Photo of the Jamaica Bay Wildlife Refuge by Jeff on Flickr

Queens

Jamaica Bay Wildlife Refuge
With over 12,600 acres of water, salt marshes, freshwater, uplands, open bay, and island, the Jamaica Bay Wildlife is home to one of the largest bird habitats in the northeast, according to the National Park Service, which runs the site as part of Gateway National Recreation Area. This wetland habitat in Queens supports a diverse group of shorebirds, including black-bellied plovers, red knots, and about three dozen other species. Along the beaches, birders can expect to find piping plovers, laughing gulls, and common terns. About 70 species nest frequently at the Refuge, including great egret, snowy egret, yellow-crowned night-heron, glossy ibis, tricolored heron, and more. Overall, over 330 species of birds have been sighted here.

Forest Park
Located in central Queens, Forest Park is home to the borough’s largest continuous oak forest as well as a “knob and kettle” natural terrain. As NYC Audubon notes, this type of landscape creates cavities that fill with fresh water, luring migratory birds. According to eBird, 200 species, with 36 warbler species alone, have been spotted at hotspots across the park. Other species to be on the lookout for include red-tailed hawks, mallards, American kestrels, and ruby-throated hummingbirds. suggests checking out the park’s Strack Pond to see the many warblers during spring migration.

The Rockaways 
On the southern shore of the borough, the Rockaway Peninsula is not only a beach lover’s paradise, but a bird lover’s too. Birders can walk along contiguous Jacob Riis Park, Fort Tilden, and Breezy Point and observe hawks, songbirds, and piping plovers, a threatened species that breeds on beaches along the Atlantic. The plovers have nests along the beach that are monitored by the Parks’ Wildlife Unit.

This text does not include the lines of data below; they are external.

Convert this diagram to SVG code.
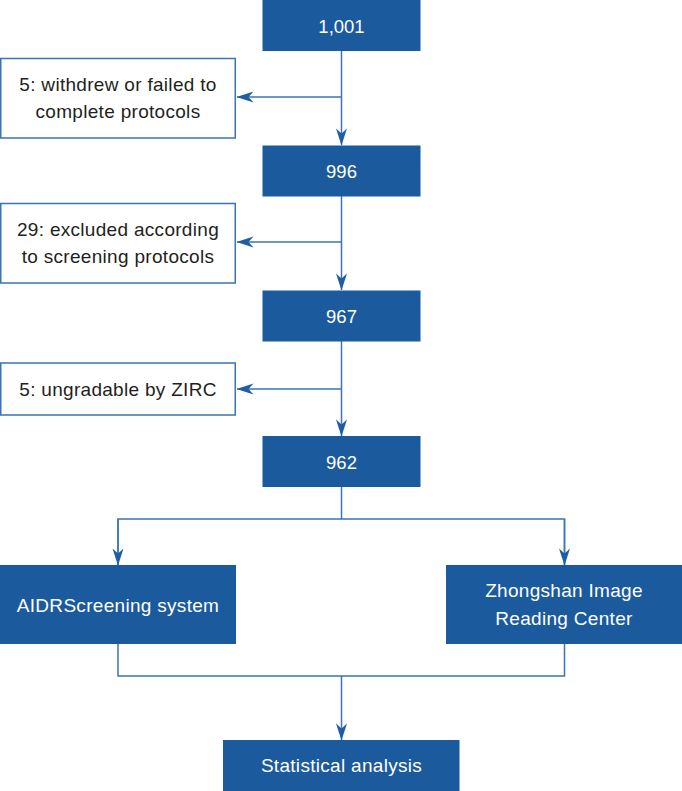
<svg xmlns="http://www.w3.org/2000/svg" width="682" height="791" viewBox="0 0 682 791">
<style>
.main{fill:#1b5a9d;}
.side{fill:#ffffff;stroke:#3a74b4;stroke-width:1.5;}
.wt{fill:#ffffff;font-family:"Liberation Sans",Arial,sans-serif;font-size:19px;text-anchor:middle;letter-spacing:0.3px;}
.num{letter-spacing:0px;font-size:18.5px;}
.bt{fill:#231f20;font-family:"Liberation Sans",Arial,sans-serif;font-size:19px;text-anchor:middle;letter-spacing:0.3px;}
.ln{fill:none;stroke:#3a74b4;stroke-width:1.5;}
</style>
<defs>
<marker id="ah" markerUnits="userSpaceOnUse" markerWidth="18" markerHeight="12" viewBox="0 0 17 12" refX="16.5" refY="6" orient="auto">
<path d="M0,0.5 L17,6 L0,11.5 L5,6 Z" fill="#1f5ea6"/>
</marker>
</defs>
<g id="connectors">
<line class="ln" x1="341.5" y1="51" x2="341.5" y2="145" marker-end="url(#ah)"/>
<line class="ln" x1="341.5" y1="97" x2="237" y2="97" marker-end="url(#ah)"/>
<line class="ln" x1="341.5" y1="196" x2="341.5" y2="290" marker-end="url(#ah)"/>
<line class="ln" x1="341.5" y1="242" x2="237" y2="242" marker-end="url(#ah)"/>
<line class="ln" x1="341.5" y1="341" x2="341.5" y2="436" marker-end="url(#ah)"/>
<line class="ln" x1="341.5" y1="389" x2="237" y2="389" marker-end="url(#ah)"/>
<polyline class="ln" points="341.5,487 341.5,519"/>
<polyline class="ln" points="118,565 118,519 564.5,519 564.5,565"/>
<line class="ln" x1="118" y1="519" x2="118" y2="565" marker-end="url(#ah)"/>
<line class="ln" x1="564.5" y1="519" x2="564.5" y2="565" marker-end="url(#ah)"/>
<polyline class="ln" points="118,644 118,676 564.5,676 564.5,644"/>
<line class="ln" x1="341.5" y1="676" x2="341.5" y2="740" marker-end="url(#ah)"/>
</g>
<g id="n1001">
<rect class="main" x="262.5" y="0" width="158" height="51"/>
<text class="wt num" x="341.5" y="32.5">1,001</text>
</g>
<g id="excl1">
<rect class="side" x="0.75" y="58.5" width="234.5" height="79.5"/>
<text class="bt" x="118" y="91">5: withdrew or failed to</text>
<text class="bt" x="118" y="117.7">complete protocols</text>
</g>
<g id="n996">
<rect class="main" x="262.5" y="145.5" width="158" height="51"/>
<text class="wt num" x="341.5" y="178">996</text>
</g>
<g id="excl2">
<rect class="side" x="0.75" y="203.5" width="234.5" height="79.5"/>
<text class="bt" x="118" y="235.5">29: excluded according</text>
<text class="bt" x="118" y="262.5">to screening protocols</text>
</g>
<g id="n967">
<rect class="main" x="262.5" y="290.5" width="158" height="51"/>
<text class="wt num" x="341.5" y="323.3">967</text>
</g>
<g id="excl3">
<rect class="side" x="0.75" y="363" width="234.5" height="52"/>
<text class="bt" x="118" y="395.5">5: ungradable by ZIRC</text>
</g>
<g id="n962">
<rect class="main" x="262.5" y="436" width="158" height="51"/>
<text class="wt num" x="341.5" y="468.5">962</text>
</g>
<g id="aidr">
<rect class="main" x="0" y="565" width="236" height="79"/>
<text class="wt" x="118" y="611.5">AIDRScreening system</text>
</g>
<g id="zirc">
<rect class="main" x="446" y="565" width="236" height="79"/>
<text class="wt" x="564" y="597.3">Zhongshan Image</text>
<text class="wt" x="564" y="625">Reading Center</text>
</g>
<g id="stats">
<rect class="main" x="223" y="740" width="236.5" height="51"/>
<text class="wt" x="341.5" y="771.7">Statistical analysis</text>
</g>
</svg>
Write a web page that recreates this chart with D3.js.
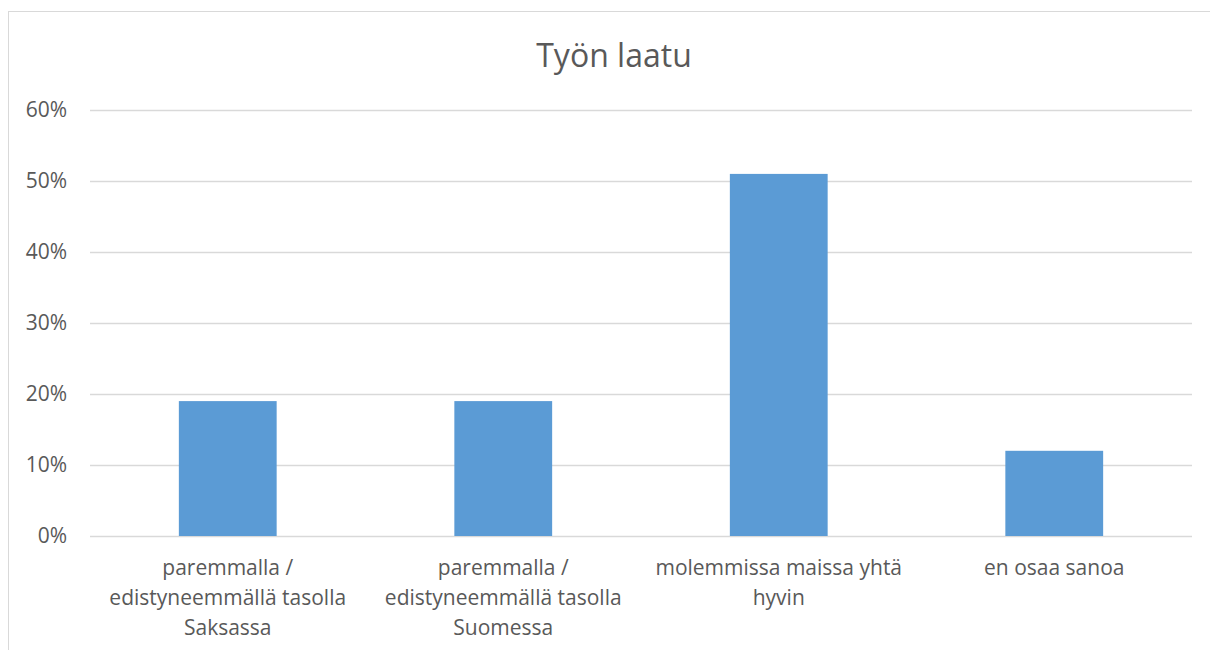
<!DOCTYPE html>
<html>
<head>
<meta charset="utf-8">
<script src="https://cdn.jsdelivr.net/npm/d3@7"></script>
<style>
  body { margin: 0; background: #fff; }
  svg text { font-family: "Open Sans", "Noto Sans", sans-serif; fill: #595959; }
</style>
</head>
<body>
<div id="chart"></div>
<script>
var title = 'Työn laatu';
var categories = [
  ['paremmalla /', 'edistyneemmällä tasolla', 'Saksassa'],
  ['paremmalla /', 'edistyneemmällä tasolla', 'Suomessa'],
  ['molemmissa maissa yhtä', 'hyvin'],
  ['en osaa sanoa']
];
var values = [0.19, 0.19, 0.51, 0.12];
var yTicks = [0, 0.1, 0.2, 0.3, 0.4, 0.5, 0.6];

var width = 1210, height = 650;
var margin = {left: 90, right: 18, top: 110, bottom: 114};

var svg = d3.select('#chart').append('svg')
  .attr('width', width).attr('height', height);

// chart frame
svg.append('rect')
  .attr('x', 8.5).attr('y', 11.5)
  .attr('width', 1220).attr('height', 660)
  .attr('fill', 'none').attr('stroke', '#d9d9d9').attr('stroke-width', 1);

var x = d3.scaleBand()
  .domain(d3.range(categories.length))
  .range([margin.left, width - margin.right])
  .paddingInner(0.645).paddingOuter(0.3225);

var y = d3.scaleLinear().domain([0, 0.6]).range([height - margin.bottom, margin.top]);

// gridlines
svg.append('g').selectAll('line').data(yTicks).join('line')
  .attr('x1', margin.left).attr('x2', width - margin.right)
  .attr('y1', function(d){ return Math.round(y(d)) + 0.5; })
  .attr('y2', function(d){ return Math.round(y(d)) + 0.5; })
  .attr('stroke', '#d9d9d9').attr('stroke-width', 1.5);

// y labels
svg.append('g').selectAll('text').data(yTicks).join('text')
  .attr('x', 67).attr('y', function(d){ return y(d); })
  .attr('dy', '0.35em')
  .attr('text-anchor', 'end')
  .style('font-size', '21px')
  .text(d3.format('.0%'));

// bars
svg.append('g').selectAll('rect').data(values).join('rect')
  .attr('x', function(d, i){ return x(i); })
  .attr('width', x.bandwidth())
  .attr('y', function(d){ return y(d); })
  .attr('height', function(d){ return y(0) - y(d); })
  .attr('fill', '#5b9bd5');

// category labels
var cat = svg.append('g').selectAll('text').data(categories).join('text')
  .attr('text-anchor', 'middle')
  .style('font-size', '21px');
cat.each(function(lines, i){
  d3.select(this).selectAll('tspan').data(lines).join('tspan')
    .attr('x', x(i) + x.bandwidth() / 2)
    .attr('y', function(d, j){ return 575 + j * 30; })
    .text(function(d){ return d; });
});

// title
svg.append('text')
  .attr('x', 614).attr('y', 67)
  .attr('text-anchor', 'middle')
  .style('font-size', '32px')
  .text(title);
</script>
</body>
</html>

Photo of the Greenbelt by TheTurducken on Flickr

Staten Island

Staten Island Greenbelt
New York City’s greenest borough offers plenty of opportunities to connect with nature, particularly at the Staten Island Greenbelt, 3,000 acres of land located in the heart of the borough. The diverse habitats, from woodlands and swamps to ponds and lakes, provide multiple bird-watching spots within the massive protected parkland. The wooded High Rock Park contains five ponds and other wetlands, which attracts wood ducks, great blue herons, hawks, owls, woodpeckers, and some migrating warblers. Other publicly accessible spots to explore within the greenbelt include Willowbrook Park, Latourette Park, Moravian Cemetery, the William T. Davis Wildlife Refuge, and Brookfield Park, according to NYC Audubon.

Clove Lakes Park
Measuring 193 acres, Clove Lakes Park is known for its natural landscape. It features multiple lakes, ponds, and a 300-year-old, 119-foot-tall tulip tree. On spring mornings in the park, visitors can see about 15 to 20 warbler species and scarlet and summer tanagers, and gray-cheeked thrush, according to NYC Audubon. Visitors should enter the park at Martling Avenue and follow the trail east to see feathered friends like hawks, woodpeckers, and white-breasted nuthatches. You’ll see ducks and geese during the fall and spring migration, wading birds in the summer, and more waterfowl, raptors, and warblers during the winter months, as NYC Audubon reports.

Great Kills Park
This 523-acre park is part of the Gateway National Recreation Area. Woods, marshlands, dunes, and beaches make up Great Kills Park, which runs about two miles along the South Shore of Staten Island. A diverse collection of birds visit the park, with about 279 species recorded on eBird. Uncommon spottings have included the parasitic jaeger, king elder, sandhill crane, and short-eared owl, to name a few. Located at the southern tip of the park, Crooke’s Point not only offers lovely views of the Lower New York Bay, but also provides a number of birding opportunities throughout the year, with warblers, vireos, orioles, and flycatchers seen during the late summer and early fall. In winter, purple sandpipers and ruddy turnstones visit Crooke’s Point and the jetty closer to Oakwood Beach.